>> START Data to process

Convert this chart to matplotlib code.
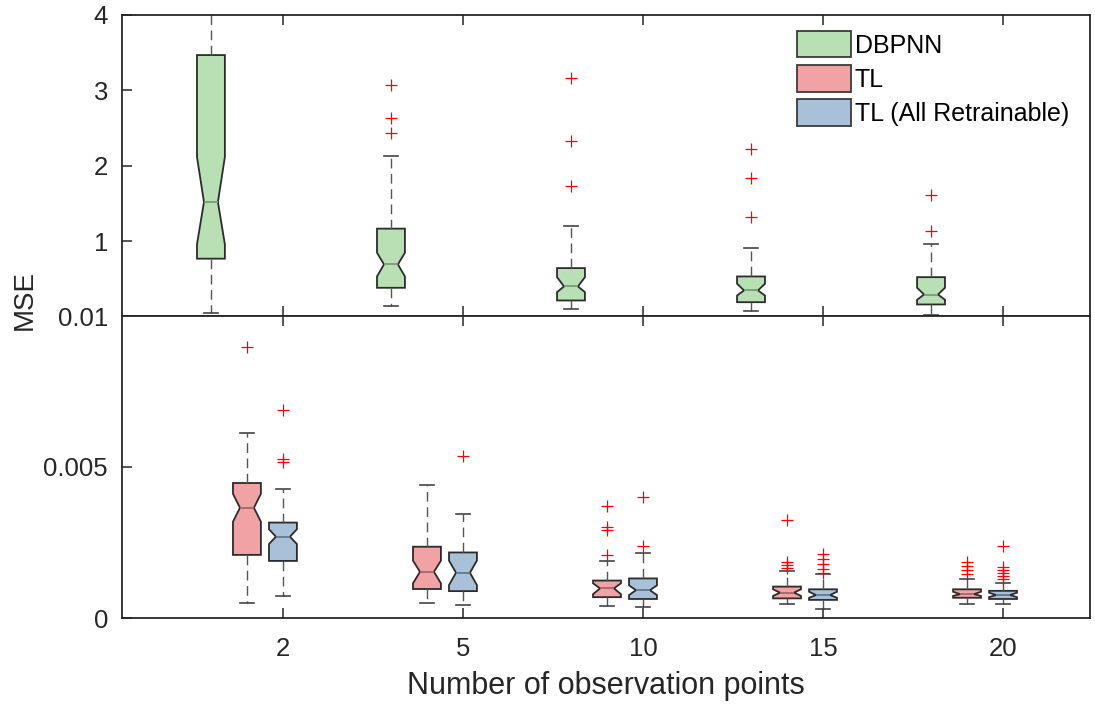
import matplotlib
matplotlib.use("Agg")
import matplotlib.pyplot as plt
from matplotlib.patches import Patch

plt.rcParams['font.family'] = ['Liberation Sans', 'DejaVu Sans']

# ---------------- data ----------------
categories = ['2', '5', '10', '15', '20']
series_names = ['DBPNN', 'TL', 'TL (All Retrainable)']

# DBPNN (upper panel)
dbpnn_whislo = [0.052, 0.136, 0.106, 0.070, 0.017]
dbpnn_q1     = [0.770, 0.384, 0.216, 0.193, 0.163]
dbpnn_cilo   = [0.960, 0.534, 0.326, 0.282, 0.225]
dbpnn_med    = [1.521, 0.694, 0.402, 0.349, 0.295]
dbpnn_cihi   = [2.119, 0.849, 0.525, 0.438, 0.384]
dbpnn_q3     = [3.469, 1.168, 0.645, 0.534, 0.525]
dbpnn_whishi = [4.500, 2.130, 1.208, 0.910, 0.969]
dbpnn_fliers = [[], [3.07, 2.64, 2.44], [3.17, 2.33, 1.73], [2.23, 1.84, 1.32], [1.62, 1.136]]

# TL (lower panel)
tl_whislo = [0.00051, 0.00051, 0.00041, 0.00046, 0.00046]
tl_q1     = [0.00209, 0.00096, 0.00069, 0.00065, 0.00067]
tl_cilo   = [0.00319, 0.00115, 0.00079, 0.00073, 0.00073]
tl_med    = [0.00365, 0.00153, 0.00098, 0.00084, 0.00079]
tl_cihi   = [0.00411, 0.00190, 0.00115, 0.00095, 0.00087]
tl_q3     = [0.00447, 0.00236, 0.00124, 0.00104, 0.00095]
tl_whishi = [0.00612, 0.00440, 0.00190, 0.00156, 0.00129]
tl_fliers = [[0.00898], [], [0.00372, 0.00301, 0.00290, 0.00209],
             [0.00324, 0.00187, 0.00176, 0.00166], [0.00186, 0.00172, 0.00158, 0.00145]]

# TL (All Retrainable) (lower panel)
tla_whislo = [0.00073, 0.00043, 0.00038, 0.00031, 0.00046]
tla_q1     = [0.00189, 0.00089, 0.00063, 0.00060, 0.00063]
tla_cilo   = [0.00245, 0.00109, 0.00076, 0.00067, 0.00069]
tla_med    = [0.00269, 0.00150, 0.00092, 0.00076, 0.00076]
tla_cihi   = [0.00294, 0.00190, 0.00108, 0.00087, 0.00084]
tla_q3     = [0.00316, 0.00217, 0.00131, 0.00095, 0.00090]
tla_whishi = [0.00426, 0.00343, 0.00216, 0.00146, 0.00115]
tla_fliers = [[0.00689, 0.00525, 0.00518], [0.00536], [0.00400, 0.00239],
              [0.00213, 0.00196, 0.00180, 0.00163, 0.00150],
              [0.00240, 0.00170, 0.00160, 0.00150, 0.00140, 0.00130]]

top_ticks = [0.01, 1, 2, 3, 4]
top_ticklabels = ['0.01', '1', '2', '3', '4']
bottom_ticks = [0, 0.005]
bottom_ticklabels = ['0', '0.005']

# ---------------- styling ----------------
face_colors = ['#B9DFB5', '#F1A2A4', '#A8C1D8']
median_colors = ['#789A75', '#A86468', '#62788E']
edge_color = '#2b2b2b'
axis_color = '#262626'


def make_stats(whislo, q1, cilo, med, cihi, q3, whishi, fliers):
    stats = []
    for i in range(len(med)):
        stats.append(dict(whislo=whislo[i], q1=q1[i], cilo=cilo[i], med=med[i],
                          cihi=cihi[i], q3=q3[i], whishi=whishi[i],
                          fliers=fliers[i]))
    return stats


def draw(ax, stats, positions, k):
    ax.bxp(stats, positions=positions, widths=0.155, shownotches=True,
           showfliers=True, patch_artist=True,
           boxprops=dict(facecolor=face_colors[k], edgecolor=edge_color, linewidth=1.3),
           medianprops=dict(color=median_colors[k], linewidth=1.3),
           whiskerprops=dict(color='#555555', linewidth=1.0, linestyle=(0, (7, 4))),
           capprops=dict(color='#444444', linewidth=1.2),
           flierprops=dict(marker='+', markeredgecolor='red', markersize=8,
                           markeredgewidth=0.9, linestyle='none'))


fig = plt.figure(figsize=(10.95, 7.04), dpi=100)
left = 122 / 1095
width = (1090 - 122) / 1095
ax_top = fig.add_axes([left, (704 - 316) / 704, width, 301 / 704])
ax_bot = fig.add_axes([left, (704 - 618) / 704, width, 302 / 704])

idx = list(range(1, len(categories) + 1))
pos_dbpnn = [i - 0.4 for i in idx]
pos_tl = [i - 0.2 for i in idx]
pos_tla = [i for i in idx]

draw(ax_top, make_stats(dbpnn_whislo, dbpnn_q1, dbpnn_cilo, dbpnn_med, dbpnn_cihi,
                        dbpnn_q3, dbpnn_whishi, dbpnn_fliers), pos_dbpnn, 0)
draw(ax_bot, make_stats(tl_whislo, tl_q1, tl_cilo, tl_med, tl_cihi,
                        tl_q3, tl_whishi, tl_fliers), pos_tl, 1)
draw(ax_bot, make_stats(tla_whislo, tla_q1, tla_cilo, tla_med, tla_cihi,
                        tla_q3, tla_whishi, tla_fliers), pos_tla, 2)

xlim = (0.106, 5.483)
for ax in (ax_top, ax_bot):
    ax.set_xlim(*xlim)
    ax.set_xticks(idx)
    for sp in ax.spines.values():
        sp.set_color(axis_color)
        sp.set_linewidth(1.3)
    ax.tick_params(axis='x', which='both', direction='in', top=True, bottom=True,
                   length=7.2, width=1.1, color=axis_color)
    ax.tick_params(axis='y', which='both', direction='in', left=True, right=False,
                   length=7.2, width=1.1, color=axis_color, labelsize=18.5, pad=10,
                   labelcolor='#262626')

ax_top.set_ylim(0.01, 4)
ax_top.set_yticks(top_ticks)
ax_top.set_yticklabels(top_ticklabels)
ax_top.tick_params(axis='x', labelbottom=False)

ax_bot.set_ylim(0, 0.01)
ax_bot.set_yticks(bottom_ticks)
ax_bot.set_yticklabels(bottom_ticklabels)
ax_bot.set_xticklabels(categories)
ax_bot.tick_params(axis='x', labelsize=18.5, pad=14, labelcolor='#262626')
ax_bot.set_xlabel('Number of observation points', fontsize=22, labelpad=7, color='#262626')

fig.text(25 / 1095, 1 - 300 / 704, 'MSE', rotation=90, ha='center', va='center',
         fontsize=20, color='#262626')

handles = [Patch(facecolor=face_colors[k], edgecolor='#3a3a3a', linewidth=1.3,
                 label=series_names[k]) for k in range(3)]
ax_top.legend(handles=handles, loc='upper left',
              bbox_to_anchor=(797 / 1095, 1 - 31 / 704), bbox_transform=fig.transFigure,
              frameon=False, borderpad=0, borderaxespad=0, fontsize=18,
              handlelength=2.15, handleheight=1.25, labelspacing=0.3,
              handletextpad=0.16)

fig.savefig('out.png', dpi=100)
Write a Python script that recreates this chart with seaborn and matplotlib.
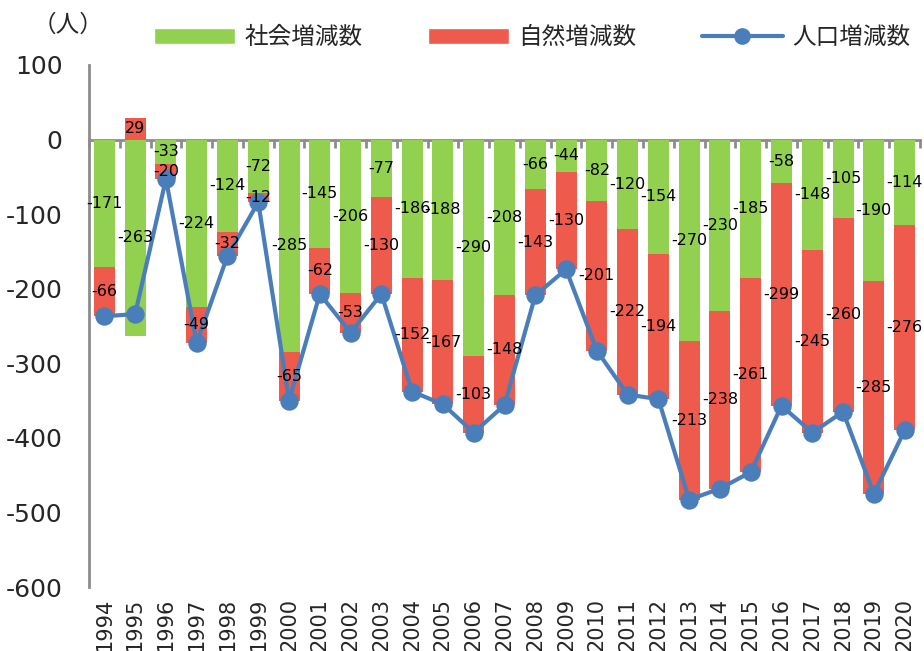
import numpy as np
import pandas as pd
import matplotlib
matplotlib.use('Agg')
import matplotlib.pyplot as plt
import seaborn as sns
from matplotlib.patches import Patch
from matplotlib.lines import Line2D

# values
years = list(range(1994, 2021))
social = [-171, -263, -33, -224, -124, -72, -285, -145, -206, -77, -186, -188, -290,
          -208, -66, -44, -82, -120, -154, -270, -230, -185, -58, -148, -105, -190, -114]
natural = [-66, 29, -20, -49, -32, -12, -65, -62, -53, -130, -152, -167, -103,
           -148, -143, -130, -201, -222, -194, -213, -238, -261, -299, -245, -260, -285, -276]
total = [-237, -234, -53, -273, -156, -84, -350, -207, -259, -207, -338, -355, -393,
         -356, -209, -174, -283, -342, -348, -483, -468, -446, -357, -393, -365, -475, -390]
legend_labels = ['社会増減数', '自然増減数', '人口増減数']

GREEN = '#92D050'
RED = '#EE5A4B'
BLUE = '#4A7EBB'
GRAY = '#8C8C8C'


def main():
    sns.set_style('white')
    plt.rcParams['font.family'] = ['DejaVu Sans', 'Noto Sans CJK JP']
    plt.rcParams['axes.unicode_minus'] = False

    df = pd.DataFrame({'year': [str(y) for y in years], 'social': social,
                       'natural': natural, 'total': total})
    soc = df['social'].to_numpy()
    nat = df['natural'].to_numpy()
    # natural stacks under social when both have same sign, else starts at 0
    nat_bottom = np.where(np.sign(nat) == np.sign(soc), soc, 0)

    fig = plt.figure(figsize=(9.24, 6.51), dpi=100)
    ax = fig.add_axes([0.0963, 0.0983, 0.8994, 0.8019])

    sns.barplot(data=df, x='year', y='social', color=GREEN, width=0.68, saturation=1,
                errorbar=None, linewidth=0, ax=ax)
    sns.barplot(data=df, x='year', y='natural', color=RED, width=0.68, saturation=1,
                errorbar=None, linewidth=0, bottom=nat_bottom, ax=ax)
    for c in ax.containers:
        ax.bar_label(c, label_type='center', fontsize=11.5, color='black')

    sns.pointplot(data=df, x='year', y='total', color=BLUE, markers='o',
                  markersize=11, linewidth=3, errorbar=None, ax=ax)

    ax.set_xlim(-0.5, len(years) - 0.5)
    ax.set_ylim(-600, 100)
    ax.set_yticks(np.arange(-600, 101, 100))
    ax.set_xlabel('')
    ax.set_ylabel('')
    for s in ['top', 'right', 'bottom']:
        ax.spines[s].set_visible(False)
    ax.spines['left'].set_color(GRAY)
    ax.spines['left'].set_linewidth(2)
    ax.tick_params(axis='y', length=7, width=2, color=GRAY, labelsize=18, pad=12)
    ax.tick_params(axis='x', length=0, labelrotation=90, labelsize=15, pad=8)

    # zero line with category boundary ticks
    sec = ax.secondary_xaxis(6 / 7)
    sec.set_xticks(np.arange(-0.5, len(years), 1.0))
    sec.set_xticklabels([])
    sec.tick_params(direction='in', length=6, width=2, color=GRAY)
    for s in sec.spines.values():
        s.set_color(GRAY)
        s.set_linewidth(2)

    handles = [Patch(facecolor=GREEN, label=legend_labels[0]),
               Patch(facecolor=RED, label=legend_labels[1]),
               Line2D([], [], color=BLUE, lw=3, marker='o', ms=11, label=legend_labels[2])]
    fig.legend(handles=handles, loc='center', bbox_to_anchor=(0.576, 0.943), ncol=3,
               frameon=False, fontsize=17, handlelength=3.4, handleheight=0.65,
               handletextpad=0.4, columnspacing=2.8)
    fig.text(0.074, 0.962, '（人）', ha='center', va='center', fontsize=17)

    fig.savefig('out.png', dpi=100)


if __name__ == '__main__':
    main()
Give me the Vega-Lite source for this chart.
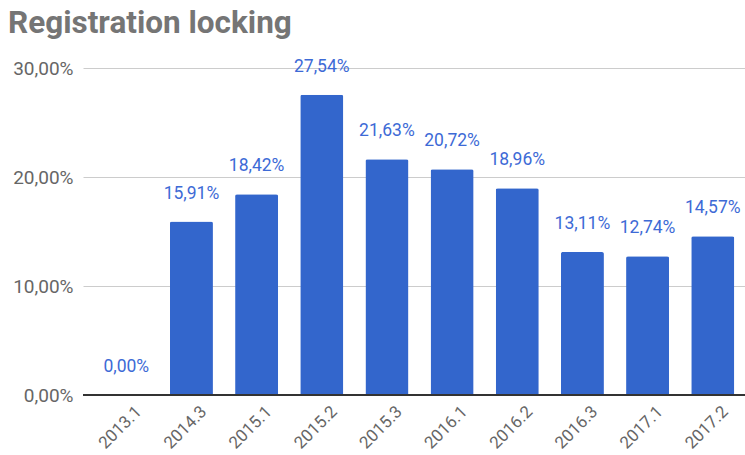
{
  "$schema": "https://vega.github.io/schema/vega-lite/v6.json",
  "autosize": {"type": "none"},
  "padding": {"left": 83, "top": 68, "right": 0, "bottom": 60},
  "width": 673,
  "height": 327,
  "config": {
    "locale": {"number": {"decimal": ",", "thousands": ".", "grouping": [3], "currency": ["", " €"]}},
    "view": {"stroke": null},
    "font": "Roboto"
  },
  "title": {
    "text": "Registration locking",
    "font": "Roboto",
    "fontSize": 31.5,
    "fontWeight": "bold",
    "color": "#757575",
    "anchor": "start",
    "frame": "group",
    "dx": -75,
    "dy": 8,
    "offset": 26
  },
  "data": {
    "values": [
      {"period": "2013.1", "value": 0.0},
      {"period": "2014.3", "value": 0.1591},
      {"period": "2015.1", "value": 0.1842},
      {"period": "2015.2", "value": 0.2754},
      {"period": "2015.3", "value": 0.2163},
      {"period": "2016.1", "value": 0.2072},
      {"period": "2016.2", "value": 0.1896},
      {"period": "2016.3", "value": 0.1311},
      {"period": "2017.1", "value": 0.1274},
      {"period": "2017.2", "value": 0.1457}
    ]
  },
  "encoding": {
    "x": {
      "field": "period",
      "type": "nominal",
      "sort": null,
      "scale": {"paddingInner": 0.34, "paddingOuter": 0.334},
      "axis": {
        "title": null,
        "labelAngle": -45,
        "labelFontSize": 17,
        "labelColor": "#666666",
        "labelFont": "Roboto",
        "ticks": false,
        "domain": false,
        "labelPadding": 8,
        "labelOffset": 7
      }
    },
    "y": {
      "field": "value",
      "type": "quantitative",
      "scale": {"domain": [0, 0.3]},
      "axis": {
        "title": null,
        "format": ".2%",
        "values": [0, 0.1, 0.2, 0.3],
        "labelFontSize": 19,
        "labelColor": "#666666",
        "labelFont": "Roboto",
        "ticks": false,
        "domain": false,
        "labelPadding": 10,
        "gridColor": "#cccccc",
        "gridWidth": 1
      }
    }
  },
  "layer": [
    {
      "mark": {"type": "bar", "color": "#3366cc", "cornerRadiusTopLeft": 2, "cornerRadiusTopRight": 2}
    },
    {
      "mark": {"type": "text", "color": "#3d6ad6", "fontSize": 17.5, "font": "Roboto", "baseline": "middle", "dy": -28},
      "encoding": {"text": {"field": "value", "type": "quantitative", "format": ".2%"}}
    },
    {
      "data": {"values": [{"y0": 0}]},
      "mark": {"type": "rule", "color": "#333333", "strokeWidth": 2},
      "encoding": {"y": {"field": "y0", "type": "quantitative"}, "x": null}
    }
  ]
}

>> END Data to process

**To be done:** Lines from the one with "Write a Python" through the one with "from matplotlib.lines import Line2D" are the only ones to quote. Quote them exactly and leave out pictures.

**Completed task:**
Write a Python script that recreates this chart with seaborn and matplotlib.
import numpy as np
import pandas as pd
import matplotlib
matplotlib.use('Agg')
import matplotlib.pyplot as plt
import seaborn as sns
from matplotlib.patches import Patch
from matplotlib.lines import Line2D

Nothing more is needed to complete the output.